Non-dimensional Newton-Puiseux Expansions

Abstract

Recent results in the theory and application of Newton-Puiseux expansions, i.e. fractional power series solutions of equations, suggest further developments within a more abstract algebraic-geometric framework, involving in particular the theory of toric varieties and ideals. Here, we present a number of such developments, especially in relation to the equations of van der Pol, Riccati, and Schrödinger. Some pure mathematical concepts we are led to are Graver, Gröbner, lattice and circuit bases, combinatorial geometry and differential algebra, and algebraic-differential equations. Two techniques are coordinated: classical dimensional analysis (DA) in applied mathematics and science, and a polynomial and differential-polynomial formulation of asymptotic expansions, referred to here as Newton-Puiseux (NP) expansions.

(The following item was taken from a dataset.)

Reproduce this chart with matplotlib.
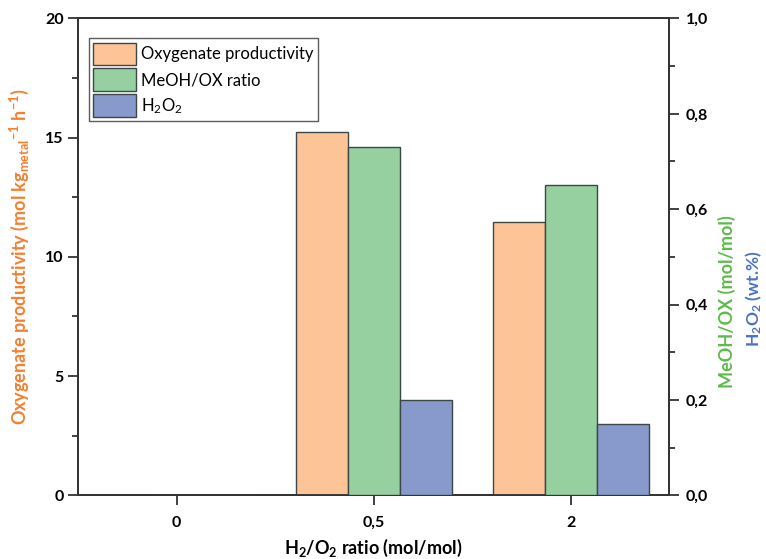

The latter leads to power series with rational exponents, which depend on the choice of the dominant part of the equations, often referred to as the method of "dominant balance". The paper shows, using a new approach to DA based on toric ideals, how dimensionally homogeneous equations may best be non-dimensionalised, and then, with examples involving differential equations, uses recent work on NP expansions to show how non-dimensional parameters affect the results. Our approach finds a natural home within computational algebraic geometry, i.e. at the interface of abstract and algorithmic mathematics.